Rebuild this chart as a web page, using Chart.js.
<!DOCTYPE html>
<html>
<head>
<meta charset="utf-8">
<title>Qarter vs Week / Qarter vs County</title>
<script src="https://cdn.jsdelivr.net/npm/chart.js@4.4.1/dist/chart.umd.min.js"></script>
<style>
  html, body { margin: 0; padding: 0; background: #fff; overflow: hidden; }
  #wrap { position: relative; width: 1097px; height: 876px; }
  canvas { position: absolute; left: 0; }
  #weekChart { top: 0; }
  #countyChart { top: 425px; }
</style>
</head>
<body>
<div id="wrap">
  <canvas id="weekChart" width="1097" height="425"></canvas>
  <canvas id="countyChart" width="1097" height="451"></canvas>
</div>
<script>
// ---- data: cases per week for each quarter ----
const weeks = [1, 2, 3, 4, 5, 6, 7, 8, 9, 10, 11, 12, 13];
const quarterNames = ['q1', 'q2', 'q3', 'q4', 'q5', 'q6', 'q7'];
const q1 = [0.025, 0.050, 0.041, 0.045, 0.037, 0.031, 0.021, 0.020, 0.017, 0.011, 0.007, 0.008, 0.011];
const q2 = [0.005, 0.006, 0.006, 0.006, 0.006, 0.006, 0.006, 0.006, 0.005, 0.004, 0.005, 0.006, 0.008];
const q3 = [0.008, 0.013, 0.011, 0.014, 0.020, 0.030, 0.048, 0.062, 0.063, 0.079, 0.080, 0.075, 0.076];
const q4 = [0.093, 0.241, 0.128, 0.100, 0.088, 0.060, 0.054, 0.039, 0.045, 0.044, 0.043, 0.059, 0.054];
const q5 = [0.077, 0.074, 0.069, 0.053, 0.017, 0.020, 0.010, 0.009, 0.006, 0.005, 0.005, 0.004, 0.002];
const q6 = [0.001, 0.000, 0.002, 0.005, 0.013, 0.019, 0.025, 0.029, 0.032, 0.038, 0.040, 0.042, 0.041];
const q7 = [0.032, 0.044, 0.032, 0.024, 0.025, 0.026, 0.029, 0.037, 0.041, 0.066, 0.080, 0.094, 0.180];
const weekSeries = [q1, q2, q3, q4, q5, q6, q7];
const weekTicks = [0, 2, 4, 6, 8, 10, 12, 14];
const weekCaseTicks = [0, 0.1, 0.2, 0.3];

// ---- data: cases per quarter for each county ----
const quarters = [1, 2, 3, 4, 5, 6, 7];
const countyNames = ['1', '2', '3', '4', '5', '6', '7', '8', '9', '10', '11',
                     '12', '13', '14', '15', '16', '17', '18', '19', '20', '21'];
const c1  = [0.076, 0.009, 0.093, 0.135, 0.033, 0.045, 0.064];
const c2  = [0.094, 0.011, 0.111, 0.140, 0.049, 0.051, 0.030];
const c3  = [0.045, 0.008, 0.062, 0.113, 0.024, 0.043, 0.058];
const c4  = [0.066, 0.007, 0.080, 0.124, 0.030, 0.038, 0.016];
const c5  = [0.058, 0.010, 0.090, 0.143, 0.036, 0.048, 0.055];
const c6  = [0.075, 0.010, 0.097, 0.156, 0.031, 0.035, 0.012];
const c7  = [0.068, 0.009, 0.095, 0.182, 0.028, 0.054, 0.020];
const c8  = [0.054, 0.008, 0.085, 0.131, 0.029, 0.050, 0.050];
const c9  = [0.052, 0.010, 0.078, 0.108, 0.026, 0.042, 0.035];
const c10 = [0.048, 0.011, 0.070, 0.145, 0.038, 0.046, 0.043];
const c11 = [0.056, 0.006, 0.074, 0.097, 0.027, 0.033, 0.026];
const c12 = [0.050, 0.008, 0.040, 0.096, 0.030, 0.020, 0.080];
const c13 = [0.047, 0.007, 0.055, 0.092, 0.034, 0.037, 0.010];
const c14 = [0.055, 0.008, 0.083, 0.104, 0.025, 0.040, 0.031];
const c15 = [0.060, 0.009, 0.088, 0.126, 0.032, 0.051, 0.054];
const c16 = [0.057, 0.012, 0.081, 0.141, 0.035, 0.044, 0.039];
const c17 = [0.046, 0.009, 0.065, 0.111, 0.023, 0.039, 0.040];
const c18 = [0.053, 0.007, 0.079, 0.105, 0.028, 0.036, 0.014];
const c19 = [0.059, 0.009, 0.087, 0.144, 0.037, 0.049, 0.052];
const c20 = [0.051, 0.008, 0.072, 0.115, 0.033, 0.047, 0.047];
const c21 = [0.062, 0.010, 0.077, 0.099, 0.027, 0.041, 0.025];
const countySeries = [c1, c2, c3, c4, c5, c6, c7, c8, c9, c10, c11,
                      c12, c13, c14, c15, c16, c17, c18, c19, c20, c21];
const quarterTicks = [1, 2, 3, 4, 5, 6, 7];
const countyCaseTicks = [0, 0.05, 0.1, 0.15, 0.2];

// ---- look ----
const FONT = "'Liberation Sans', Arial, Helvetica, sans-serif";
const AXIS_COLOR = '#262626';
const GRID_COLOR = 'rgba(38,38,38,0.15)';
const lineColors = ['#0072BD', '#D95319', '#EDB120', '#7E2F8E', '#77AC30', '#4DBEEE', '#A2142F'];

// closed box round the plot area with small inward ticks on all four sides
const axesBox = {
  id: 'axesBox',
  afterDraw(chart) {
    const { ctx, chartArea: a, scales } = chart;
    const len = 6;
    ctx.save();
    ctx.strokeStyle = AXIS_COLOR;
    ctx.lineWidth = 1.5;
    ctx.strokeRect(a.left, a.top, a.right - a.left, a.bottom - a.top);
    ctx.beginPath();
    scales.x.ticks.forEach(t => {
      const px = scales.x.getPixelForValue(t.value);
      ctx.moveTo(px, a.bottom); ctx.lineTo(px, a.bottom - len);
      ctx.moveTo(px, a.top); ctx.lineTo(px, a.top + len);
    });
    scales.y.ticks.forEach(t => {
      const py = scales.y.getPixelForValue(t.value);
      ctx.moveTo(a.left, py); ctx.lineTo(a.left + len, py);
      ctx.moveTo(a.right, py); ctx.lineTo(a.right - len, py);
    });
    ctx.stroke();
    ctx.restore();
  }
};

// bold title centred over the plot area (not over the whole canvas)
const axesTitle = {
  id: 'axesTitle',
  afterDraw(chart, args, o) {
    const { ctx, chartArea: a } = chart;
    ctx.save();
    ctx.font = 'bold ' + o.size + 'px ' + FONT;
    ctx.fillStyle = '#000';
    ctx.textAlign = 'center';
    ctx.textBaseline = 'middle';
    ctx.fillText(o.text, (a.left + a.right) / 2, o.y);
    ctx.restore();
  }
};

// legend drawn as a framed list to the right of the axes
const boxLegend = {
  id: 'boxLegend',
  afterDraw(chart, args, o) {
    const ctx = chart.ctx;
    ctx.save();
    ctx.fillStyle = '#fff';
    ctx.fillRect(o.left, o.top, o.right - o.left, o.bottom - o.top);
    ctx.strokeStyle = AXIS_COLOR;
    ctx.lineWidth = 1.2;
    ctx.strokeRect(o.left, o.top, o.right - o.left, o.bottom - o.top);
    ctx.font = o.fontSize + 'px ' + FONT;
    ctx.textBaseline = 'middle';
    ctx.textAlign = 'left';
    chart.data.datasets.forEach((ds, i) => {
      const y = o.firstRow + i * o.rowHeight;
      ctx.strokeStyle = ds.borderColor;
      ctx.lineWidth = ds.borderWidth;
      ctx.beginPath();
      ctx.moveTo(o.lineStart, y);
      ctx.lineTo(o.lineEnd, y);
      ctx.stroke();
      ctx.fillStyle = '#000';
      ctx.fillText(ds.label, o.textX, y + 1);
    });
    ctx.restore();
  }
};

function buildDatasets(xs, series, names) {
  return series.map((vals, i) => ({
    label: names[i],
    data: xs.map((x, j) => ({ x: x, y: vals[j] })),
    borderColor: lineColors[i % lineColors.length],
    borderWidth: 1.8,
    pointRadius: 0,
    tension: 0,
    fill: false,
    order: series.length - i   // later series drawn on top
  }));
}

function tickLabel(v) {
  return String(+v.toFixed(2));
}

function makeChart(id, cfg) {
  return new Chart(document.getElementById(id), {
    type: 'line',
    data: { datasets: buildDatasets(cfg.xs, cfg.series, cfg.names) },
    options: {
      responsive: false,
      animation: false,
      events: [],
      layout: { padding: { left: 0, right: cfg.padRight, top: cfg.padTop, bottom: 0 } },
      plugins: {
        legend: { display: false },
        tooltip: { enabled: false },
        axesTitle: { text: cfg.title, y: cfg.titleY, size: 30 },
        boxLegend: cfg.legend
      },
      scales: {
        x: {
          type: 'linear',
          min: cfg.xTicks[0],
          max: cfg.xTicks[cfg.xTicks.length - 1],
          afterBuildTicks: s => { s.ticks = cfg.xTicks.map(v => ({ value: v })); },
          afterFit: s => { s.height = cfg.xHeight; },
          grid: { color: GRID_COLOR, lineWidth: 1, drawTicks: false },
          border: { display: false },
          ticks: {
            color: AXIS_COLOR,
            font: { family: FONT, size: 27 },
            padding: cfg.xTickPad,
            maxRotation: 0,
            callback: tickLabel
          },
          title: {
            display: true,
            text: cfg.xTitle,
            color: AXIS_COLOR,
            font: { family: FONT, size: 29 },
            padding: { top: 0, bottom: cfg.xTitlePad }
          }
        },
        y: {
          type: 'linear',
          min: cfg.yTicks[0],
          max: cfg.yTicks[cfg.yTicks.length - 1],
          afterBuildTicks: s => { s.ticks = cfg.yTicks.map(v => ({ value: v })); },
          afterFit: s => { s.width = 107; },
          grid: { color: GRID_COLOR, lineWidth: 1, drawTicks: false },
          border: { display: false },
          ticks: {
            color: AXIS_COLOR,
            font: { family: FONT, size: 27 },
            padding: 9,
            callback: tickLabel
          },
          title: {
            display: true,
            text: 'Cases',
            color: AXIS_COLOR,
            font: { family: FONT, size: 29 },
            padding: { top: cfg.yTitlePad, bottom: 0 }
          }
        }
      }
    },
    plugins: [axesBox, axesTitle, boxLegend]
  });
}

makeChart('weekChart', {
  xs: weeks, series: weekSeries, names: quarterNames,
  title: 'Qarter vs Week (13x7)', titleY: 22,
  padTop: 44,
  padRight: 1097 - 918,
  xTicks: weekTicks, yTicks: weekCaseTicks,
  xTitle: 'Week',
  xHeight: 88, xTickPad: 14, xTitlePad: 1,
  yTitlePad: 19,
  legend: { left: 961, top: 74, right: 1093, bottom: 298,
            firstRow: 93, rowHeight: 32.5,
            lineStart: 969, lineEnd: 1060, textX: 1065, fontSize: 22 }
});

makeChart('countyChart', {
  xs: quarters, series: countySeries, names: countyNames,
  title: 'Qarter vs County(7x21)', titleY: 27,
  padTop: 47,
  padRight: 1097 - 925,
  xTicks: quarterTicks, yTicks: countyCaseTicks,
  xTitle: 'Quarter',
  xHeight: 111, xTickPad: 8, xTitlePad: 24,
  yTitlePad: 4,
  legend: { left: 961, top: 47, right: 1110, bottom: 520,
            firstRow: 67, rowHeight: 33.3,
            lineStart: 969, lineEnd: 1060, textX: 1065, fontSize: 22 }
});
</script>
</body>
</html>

....................

→ REQUEST
Print from the first line through the line that contains "const weekCaseTicks = [0, 0.1, 0.2, 0.3];", please, including both, and leave out every line outside that stretch.

→ EXERCISE RESULT
Rebuild this chart as a web page, using Chart.js.
<!DOCTYPE html>
<html>
<head>
<meta charset="utf-8">
<title>Qarter vs Week / Qarter vs County</title>
<script src="https://cdn.jsdelivr.net/npm/chart.js@4.4.1/dist/chart.umd.min.js"></script>
<style>
  html, body { margin: 0; padding: 0; background: #fff; overflow: hidden; }
  #wrap { position: relative; width: 1097px; height: 876px; }
  canvas { position: absolute; left: 0; }
  #weekChart { top: 0; }
  #countyChart { top: 425px; }
</style>
</head>
<body>
<div id="wrap">
  <canvas id="weekChart" width="1097" height="425"></canvas>
  <canvas id="countyChart" width="1097" height="451"></canvas>
</div>
<script>
// ---- data: cases per week for each quarter ----
const weeks = [1, 2, 3, 4, 5, 6, 7, 8, 9, 10, 11, 12, 13];
const quarterNames = ['q1', 'q2', 'q3', 'q4', 'q5', 'q6', 'q7'];
const q1 = [0.025, 0.050, 0.041, 0.045, 0.037, 0.031, 0.021, 0.020, 0.017, 0.011, 0.007, 0.008, 0.011];
const q2 = [0.005, 0.006, 0.006, 0.006, 0.006, 0.006, 0.006, 0.006, 0.005, 0.004, 0.005, 0.006, 0.008];
const q3 = [0.008, 0.013, 0.011, 0.014, 0.020, 0.030, 0.048, 0.062, 0.063, 0.079, 0.080, 0.075, 0.076];
const q4 = [0.093, 0.241, 0.128, 0.100, 0.088, 0.060, 0.054, 0.039, 0.045, 0.044, 0.043, 0.059, 0.054];
const q5 = [0.077, 0.074, 0.069, 0.053, 0.017, 0.020, 0.010, 0.009, 0.006, 0.005, 0.005, 0.004, 0.002];
const q6 = [0.001, 0.000, 0.002, 0.005, 0.013, 0.019, 0.025, 0.029, 0.032, 0.038, 0.040, 0.042, 0.041];
const q7 = [0.032, 0.044, 0.032, 0.024, 0.025, 0.026, 0.029, 0.037, 0.041, 0.066, 0.080, 0.094, 0.180];
const weekSeries = [q1, q2, q3, q4, q5, q6, q7];
const weekTicks = [0, 2, 4, 6, 8, 10, 12, 14];
const weekCaseTicks = [0, 0.1, 0.2, 0.3];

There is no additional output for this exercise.